Example 2- Electric field of a uniformly charged spherical shell
As in another example to Gauss’s law, let’s try to calculate the electric field of a spherical shell charge distribution. In this case we have a spherical shell object, and let’s assume that the charge is distributed along the surface of the shell. It’s like basketball for example. It’s charged with certain Coulombs along its surface uniformly. We’d like to calculate the electric field that it generates at different regions. So here’s our spherical shell. Let’s assume that it’s positively charged to some Q Coulombs and its radius is big R.
First, we’d like to calculate the electric field inside of this spherical shell. In other words, our point of interest is somewhere over here at an arbitrary location, or let’s say some little r distance away from the center such that little r is smaller than big R inside the region and we choose our Gaussian surface, closed hypothetical surface, in the form of a sphere such that it passes through the point of interest.
Gauss’s law says that integral of E dot dA over this closed surface, let’s denote the surface as closed surface S1, is equal to q-enclosed over ε0. Before we deal with the left-hand side of the Gauss’s law in this case, let’s just look at the right-hand side. Right-hand side is telling us that we have q-enclosed and that is the net charge enclosed inside of the volume surrounded by the Gaussian surface, in this case the Gaussian sphere. That is a surface that we choose. In other words, we are talking about this region.
When we look at that region, we don’t see any charge over there. The whole charge is distributed along the surface of the spherical shell. There’s no charge inside. Therefore, q-enclosed is 0. Since q-enclosed is 0, therefore we can say that the electric field inside of the spherical shell is 0. No source, no charge.
For the outside region, electric field for little r is larger than big R. In that case, our point of interest is somewhere outside. Again, its position relative to the center is given by little r. Using the symmetry of the distribution, we will again choose a spherical closed surface such that it is passing through the point of interest. Something like this. When we look at the surface, the electric field generated by our source is going to be pointing radially outward direction at the point of interest. If we go to the other points along this surface, again, we will see that electric field will be radially out and so on and so forth along this surface.

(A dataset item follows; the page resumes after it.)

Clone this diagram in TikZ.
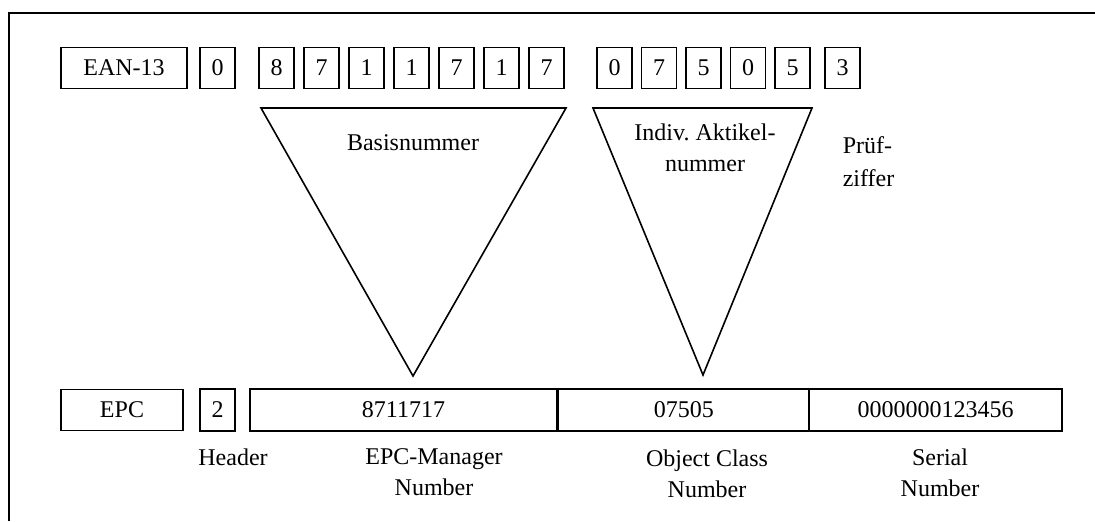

Since as long as we are along this surface, let’s call that surface as S2, we will be same distance away from the charge distribution, then the magnitude of the electric field along this surface will be constant. Furthermore, if we just look at incremental surfaces at different locations on this sphere S2, we will see that the area vector will be perpendicular to those surfaces and since we’re talking about a spherical surface, these dA‘s will also be in radially outward directions.
Therefore the figure shows us that wherever we go along this surface of sphere S2, the angle between electric field vector and the area vector will always be 0 degrees. In explicit form therefore, the Gauss’s law which is E magnitude dA magnitude times cosine of the angle between E and dA, and it is 0 integrated over surface S2, will be equal to q-enclosed over ε0. Cosine of 0 is just 1. Electric field is constant over this surface, we can take it outside of the integral. That leaves us electric field times integral over surface S2 of dA is equal to q-enclosed over ε0. Integral of dA over surface S2 will give us the surface area of sphere S2, which will be 4π, little r2, times the electric field will be equal to q-enclosed.
Now again, we go back to, in this case, look at the region surrounded by sphere S2. That is this region. When we look at that region, we see that the whole charge, which is distributed along the spherical shell, is inside of the region surrounded by surface S2. The amount of charge along that spherical shell is Q, therefore q-enclosed is equal to big Q. Then we will have Q over ε0 on the right-hand side. From here, leaving electric field alone, we will end up with Q over 4π ε0 r2.
Again, writing down this one in vector form, we will multiply it by the unit vector in radial direction because the electric field is pointing radially outward. Furthermore, again, when we look at this expression, it’s a familiar expression. It is basically equal to the electric field of a point charge. So when we look at this distribution then, for the points outside of the distribution, in other words, for the exterior points, then the spherical shell distribution is behaving like a point charge.
The electric field that it generates is equal to the electric field of a point charge. In other words, it is behaving as if its whole charge is concentrated at its center. So the system, in a way, becomes equivalent to as if I have a positive test charge with a Q coulombs of charge and I’m interested in its electric field some r distance away from the charge. That electric field will be radially out and it will have exactly this magnitude.